When it comes to long term initiatives, which I mentioned above, they require more of a mindset than specific policies. Let’s take encouraging entrepreneurial spirit. I heard some people in Slovakia say that Slovak Aeromobil has been the biggest boost to Slovak national pride since we won the Hockey Championship in 2002. I loudly applaud the fact that Aeromobil received government support: it will be tough to turn it into a sustainable business, but has done a tremendous amount of promotion of entrepreneurship in Slovakia. Or look at my father (the president of Slovakia) taking promising Slovak startups to Silicon Valley. I am very much looking forward to the day when Mr. Zeman [President of the Czech Republic] is going to pick promising Czech startups and take them to the Valley.

It is not easy for a government to think outside of the box, but that’s exactly what it needs to do if it wants to be helpful. How come Sweden has allowed autonomous cars on some of their streets? How much talent and innovation could we attract if we build an autonomous car zone/ecosystem in Mlada Boleslav?

 We recently interviewed Ondrej Krajicek on this blog, and he pinpointed education policy and immigration as key areas of public policy that demand attention in order to foster innovation in the Czech Republic. Does the Czech education system put Czech entrepreneurs and investors at a disadvantage today? What about immigration policy?

A: Surely a lot can be done in both areas. With that being said, we invested in multiple university spin-offs already, one of them was already sold to Cisco and others are doing very well, so I guess at least something in education at the university level must be going right. 

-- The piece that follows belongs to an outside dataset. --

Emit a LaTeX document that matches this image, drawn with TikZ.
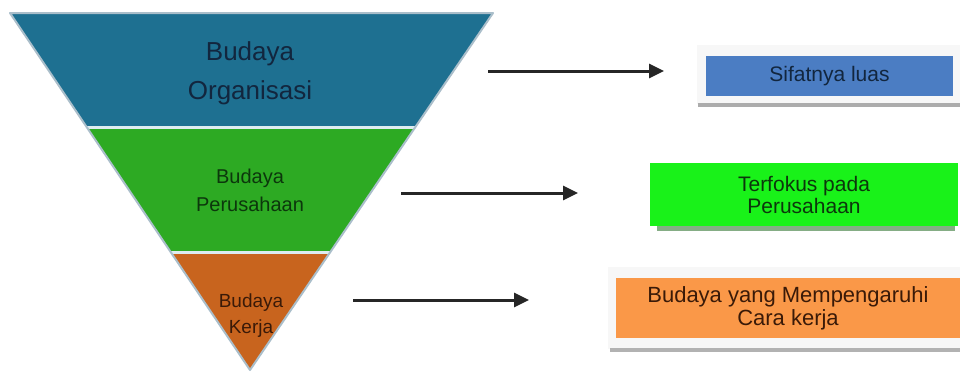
\documentclass[tikz,border=0pt]{standalone}
\usepackage{fontspec}
\setmainfont{Liberation Sans}
\usetikzlibrary{arrows.meta, positioning, calc}

\definecolor{orgblue}{RGB}{30,112,145}
\definecolor{pergreen}{RGB}{45,170,35}
\definecolor{kerorange}{RGB}{200,100,30}
\definecolor{rimblue}{RGB}{170,190,202}
\definecolor{gapblue}{RGB}{222,236,240}
\definecolor{luasblue}{RGB}{75,125,195}
\definecolor{fokusgreen}{RGB}{25,242,25}
\definecolor{caraorange}{RGB}{250,152,72}
\definecolor{navytxt}{RGB}{18,38,62}
\definecolor{greentxt}{RGB}{12,55,12}
\definecolor{browntxt}{RGB}{58,26,8}

\begin{document}
\begin{tikzpicture}[x=1pt, y=-1pt,
    lbl/.style={align=center, inner sep=0pt},
    sidebox/.style={inner sep=0pt, align=center},
    arr/.style={-{Triangle[length=15pt, width=14pt]}, line width=3pt, draw=black!85}
  ]
    \useasboundingbox (0,0) rectangle (960,372);

    % inverted pyramid
    \coordinate (tl) at (10,13);
    \coordinate (tr) at (493,13);
    \coordinate (ap) at (250,370);
    \coordinate (l1) at ($(tl)!0.3221!(ap)$);
    \coordinate (r1) at ($(tr)!0.3221!(ap)$);
    \coordinate (l2) at ($(tl)!0.6695!(ap)$);
    \coordinate (r2) at ($(tr)!0.6695!(ap)$);
    \fill[orgblue] (tl) -- (tr) -- (r1) -- (l1) -- cycle;
    \fill[pergreen] (l1) -- (r1) -- (r2) -- (l2) -- cycle;
    \fill[kerorange] (l2) -- (r2) -- (ap) -- cycle;
    \draw[gapblue, line width=3pt] (l1) -- (r1) (l2) -- (r2);
    \draw[rimblue, line width=2pt, line join=round] (tl) -- (tr) -- (ap) -- cycle;

    \node[lbl, text=navytxt, font=\fontsize{26}{39}\selectfont] (org) at (250,73) {Budaya\\Organisasi};
    \node[lbl, text=greentxt, font=\fontsize{20}{28}\selectfont] (per) at (250,190) {Budaya\\Perusahaan};
    \node[lbl, text=browntxt, font=\fontsize{19}{26}\selectfont] (ker) at (251,316) {Budaya\\Kerja};

    % boxes on the right
    \fill[gray!6] (697,45) rectangle (960,104);
    \fill[gray!65] (698,103) rectangle (960,107);
    \node[sidebox, fill=luasblue, minimum width=247pt, minimum height=40pt,
          text=navytxt, font=\fontsize{21}{22}\selectfont] (luas) at (829.5,76) {Sifatnya luas};

    \fill[green!20!gray!80] (657,226) rectangle (955,231);
    \node[sidebox, fill=fokusgreen, minimum width=308pt, minimum height=63pt,
          text=greentxt, font=\fontsize{21}{22}\selectfont] (fokus) at (804,194.5) {Terfokus pada\\Perusahaan};

    \fill[gray!6] (608,267) rectangle (960,349);
    \fill[gray!60] (610,348) rectangle (960,352);
    \node[sidebox, fill=caraorange, minimum width=344pt, minimum height=60pt,
          text=browntxt, font=\fontsize{22}{23}\selectfont] (cara) at (788,308) {Budaya yang Mempengaruhi\\Cara kerja};

    % arrows
    \coordinate (a1s) at (488,71);
    \coordinate (a1e) at (664,71);
    \coordinate (a2s) at (401,193);
    \coordinate (a2e) at (578,193);
    \coordinate (a3s) at (353,300);
    \coordinate (a3e) at (529,300);
    \draw[arr] (a1s) -- (a1e);
    \draw[arr] (a2s) -- (a2e);
    \draw[arr] (a3s) -- (a3e);
\end{tikzpicture}
\end{document}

In terms of immigration policy: this is obviously a big topic in Europe today, but has been in the U.S. for decades. It is fairly easy to answer from the point of view of startups: yes, we want as much as free movement as possible, so we can attract the best talent to the Czech Republic or move to the U.S. when our business demands it. Yet, looking at it from a holistic point of view, the solution becomes a lot more complicated e.g. if you have 200,000 immigrants (of whom many are unskilled or in unproductive age) heading to European Union annually.

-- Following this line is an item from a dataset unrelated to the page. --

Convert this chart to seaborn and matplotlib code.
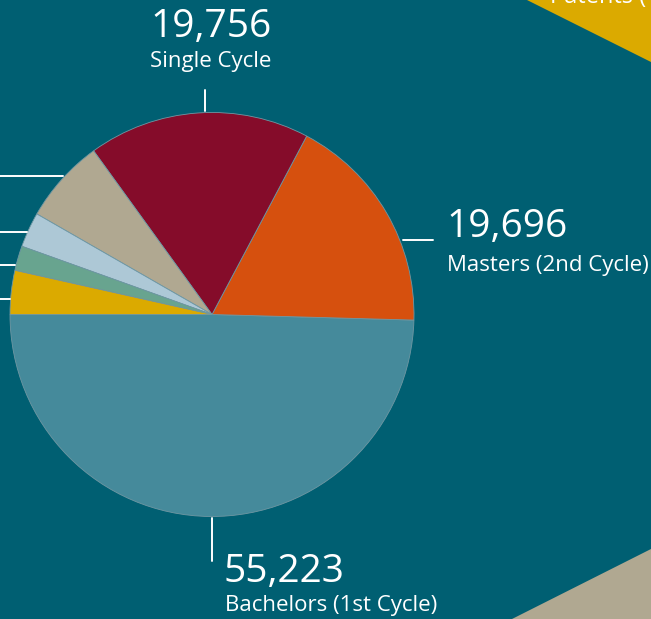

You often write about company culture and organization as a key aspect of competitiveness for Czech and Central European startups. Does the Czech Republic have unique deficiencies in terms of company culture and employment habits or traditions? How should these be improved?

Well, Central Europeans are simply Central Europeans. We are affected by decades of collective ownership, distrust in entrepreneurs of the 90s and a host of other peculiarities. These obviously impact how we go about building businesses. We are proud when we rip off the state by optimizing taxes and frown upon people whose startup idea didn’t work. Many of us are hesitant to share the stake in our business with our employees. Or prefer owning a big stake in a smaller business as opposed to a smaller stake in a potentially bigger business. We want to be either CEOs or corporate employees, not early startup employees. We think we are going to win the World Hockey Championship every year, even though we are ranked number 8 in the world. But I guess that’s just Slovakia.

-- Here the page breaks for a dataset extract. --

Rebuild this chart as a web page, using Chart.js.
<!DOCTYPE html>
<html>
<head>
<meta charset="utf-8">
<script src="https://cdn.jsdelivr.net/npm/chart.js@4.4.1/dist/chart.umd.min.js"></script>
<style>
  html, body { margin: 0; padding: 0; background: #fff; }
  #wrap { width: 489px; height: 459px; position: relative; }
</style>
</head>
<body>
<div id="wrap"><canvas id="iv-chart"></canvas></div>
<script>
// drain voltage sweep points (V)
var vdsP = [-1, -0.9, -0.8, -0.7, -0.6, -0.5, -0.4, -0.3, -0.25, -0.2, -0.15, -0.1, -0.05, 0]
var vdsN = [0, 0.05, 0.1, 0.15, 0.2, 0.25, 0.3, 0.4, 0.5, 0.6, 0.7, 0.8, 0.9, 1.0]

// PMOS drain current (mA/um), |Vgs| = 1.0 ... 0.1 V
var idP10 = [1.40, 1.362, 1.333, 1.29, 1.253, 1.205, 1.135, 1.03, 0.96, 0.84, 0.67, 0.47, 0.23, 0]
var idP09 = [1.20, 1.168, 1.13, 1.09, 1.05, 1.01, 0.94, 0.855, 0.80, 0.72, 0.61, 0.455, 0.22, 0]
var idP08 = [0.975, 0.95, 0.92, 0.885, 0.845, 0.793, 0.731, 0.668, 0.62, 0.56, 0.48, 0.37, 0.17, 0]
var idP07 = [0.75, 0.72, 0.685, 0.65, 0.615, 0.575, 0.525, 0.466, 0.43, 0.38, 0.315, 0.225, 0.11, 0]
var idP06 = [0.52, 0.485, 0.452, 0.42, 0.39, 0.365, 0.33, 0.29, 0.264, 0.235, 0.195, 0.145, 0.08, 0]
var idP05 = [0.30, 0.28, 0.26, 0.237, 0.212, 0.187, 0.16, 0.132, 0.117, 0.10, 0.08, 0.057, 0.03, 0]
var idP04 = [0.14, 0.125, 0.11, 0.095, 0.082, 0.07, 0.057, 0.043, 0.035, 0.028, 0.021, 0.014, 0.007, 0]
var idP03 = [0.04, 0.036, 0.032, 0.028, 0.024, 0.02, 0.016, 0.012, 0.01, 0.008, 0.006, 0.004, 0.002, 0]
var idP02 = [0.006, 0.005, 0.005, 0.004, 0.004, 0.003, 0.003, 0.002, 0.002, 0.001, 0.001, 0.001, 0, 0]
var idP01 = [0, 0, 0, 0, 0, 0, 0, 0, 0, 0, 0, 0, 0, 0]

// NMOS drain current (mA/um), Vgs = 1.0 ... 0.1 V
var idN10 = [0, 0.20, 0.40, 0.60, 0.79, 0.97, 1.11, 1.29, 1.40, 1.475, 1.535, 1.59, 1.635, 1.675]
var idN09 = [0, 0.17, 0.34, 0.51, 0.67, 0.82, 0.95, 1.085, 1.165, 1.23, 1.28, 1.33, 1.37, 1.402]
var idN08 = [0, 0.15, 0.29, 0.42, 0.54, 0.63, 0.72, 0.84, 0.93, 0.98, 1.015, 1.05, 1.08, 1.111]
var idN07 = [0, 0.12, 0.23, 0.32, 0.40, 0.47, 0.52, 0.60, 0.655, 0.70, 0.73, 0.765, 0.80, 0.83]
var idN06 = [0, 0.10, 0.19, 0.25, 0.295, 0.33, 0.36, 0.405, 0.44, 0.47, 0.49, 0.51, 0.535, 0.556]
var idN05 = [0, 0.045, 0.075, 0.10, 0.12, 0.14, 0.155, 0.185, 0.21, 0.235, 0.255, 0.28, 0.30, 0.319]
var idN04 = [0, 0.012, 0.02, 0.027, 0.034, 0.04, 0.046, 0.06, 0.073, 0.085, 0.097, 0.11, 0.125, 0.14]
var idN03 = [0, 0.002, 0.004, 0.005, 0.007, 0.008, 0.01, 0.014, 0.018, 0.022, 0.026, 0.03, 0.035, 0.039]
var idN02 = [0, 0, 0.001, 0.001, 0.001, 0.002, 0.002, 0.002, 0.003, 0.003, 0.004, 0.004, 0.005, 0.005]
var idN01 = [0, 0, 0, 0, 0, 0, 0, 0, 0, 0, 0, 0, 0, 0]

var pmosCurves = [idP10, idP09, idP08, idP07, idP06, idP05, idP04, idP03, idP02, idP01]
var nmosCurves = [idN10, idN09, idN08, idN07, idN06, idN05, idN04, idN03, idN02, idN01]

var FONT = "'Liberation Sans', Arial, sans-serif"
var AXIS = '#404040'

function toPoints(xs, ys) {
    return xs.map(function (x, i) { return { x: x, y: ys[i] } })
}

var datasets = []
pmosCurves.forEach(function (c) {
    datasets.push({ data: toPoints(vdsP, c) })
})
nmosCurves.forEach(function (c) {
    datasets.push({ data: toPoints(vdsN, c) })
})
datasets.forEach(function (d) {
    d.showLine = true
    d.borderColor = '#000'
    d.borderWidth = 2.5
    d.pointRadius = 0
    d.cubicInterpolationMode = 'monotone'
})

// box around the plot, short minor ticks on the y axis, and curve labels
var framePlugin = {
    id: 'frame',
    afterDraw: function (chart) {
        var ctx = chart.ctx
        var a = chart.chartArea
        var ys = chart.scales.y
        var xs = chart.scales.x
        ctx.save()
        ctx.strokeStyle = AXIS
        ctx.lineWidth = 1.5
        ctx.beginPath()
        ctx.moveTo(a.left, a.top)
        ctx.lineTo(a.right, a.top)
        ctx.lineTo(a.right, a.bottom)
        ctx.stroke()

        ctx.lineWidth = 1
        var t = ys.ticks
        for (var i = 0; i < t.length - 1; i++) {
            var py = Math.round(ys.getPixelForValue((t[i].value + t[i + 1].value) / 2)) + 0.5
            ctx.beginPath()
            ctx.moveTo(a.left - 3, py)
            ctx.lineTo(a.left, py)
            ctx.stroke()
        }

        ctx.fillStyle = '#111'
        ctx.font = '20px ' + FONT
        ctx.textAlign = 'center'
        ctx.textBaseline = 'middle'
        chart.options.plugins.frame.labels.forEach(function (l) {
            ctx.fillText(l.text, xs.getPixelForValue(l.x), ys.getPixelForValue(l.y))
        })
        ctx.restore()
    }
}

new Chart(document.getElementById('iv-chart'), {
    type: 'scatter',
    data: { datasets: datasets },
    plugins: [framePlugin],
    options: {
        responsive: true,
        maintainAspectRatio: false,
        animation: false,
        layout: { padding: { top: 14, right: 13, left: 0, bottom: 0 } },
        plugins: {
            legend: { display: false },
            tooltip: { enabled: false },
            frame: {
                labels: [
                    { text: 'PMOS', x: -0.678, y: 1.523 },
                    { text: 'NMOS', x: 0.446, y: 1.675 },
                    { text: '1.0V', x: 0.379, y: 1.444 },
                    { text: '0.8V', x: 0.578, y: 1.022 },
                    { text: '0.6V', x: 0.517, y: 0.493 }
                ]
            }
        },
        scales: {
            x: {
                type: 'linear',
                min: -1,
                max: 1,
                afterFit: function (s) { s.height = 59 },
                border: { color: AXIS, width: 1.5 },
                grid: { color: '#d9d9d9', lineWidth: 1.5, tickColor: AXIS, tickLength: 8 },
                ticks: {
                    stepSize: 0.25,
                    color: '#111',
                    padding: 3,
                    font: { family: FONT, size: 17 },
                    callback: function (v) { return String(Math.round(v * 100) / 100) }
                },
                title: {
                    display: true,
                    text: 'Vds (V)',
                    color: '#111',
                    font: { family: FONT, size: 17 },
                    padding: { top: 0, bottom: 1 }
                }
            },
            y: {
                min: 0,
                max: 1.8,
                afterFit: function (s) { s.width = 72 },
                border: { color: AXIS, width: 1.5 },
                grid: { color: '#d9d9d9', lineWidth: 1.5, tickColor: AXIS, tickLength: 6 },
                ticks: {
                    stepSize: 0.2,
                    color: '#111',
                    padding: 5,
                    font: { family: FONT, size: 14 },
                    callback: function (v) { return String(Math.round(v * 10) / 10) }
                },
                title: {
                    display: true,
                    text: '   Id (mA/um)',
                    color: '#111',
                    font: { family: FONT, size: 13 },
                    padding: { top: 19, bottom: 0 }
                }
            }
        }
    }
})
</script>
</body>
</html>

I think these traits make us who we are, there is nothing to feel ashamed about. As we try to compete in the global marketplace, we have to learn how to leverage our culture and skillset to turn it into a strength, not necessarily how to change it or improve it. Slovak startups for instance might want to consider buying a big TV for the hockey champs to boost team bonding (and don’t have to worry about loss in productivity since this tournament doesn’t last long for our team). But this is for every startup founder to figure out on his own.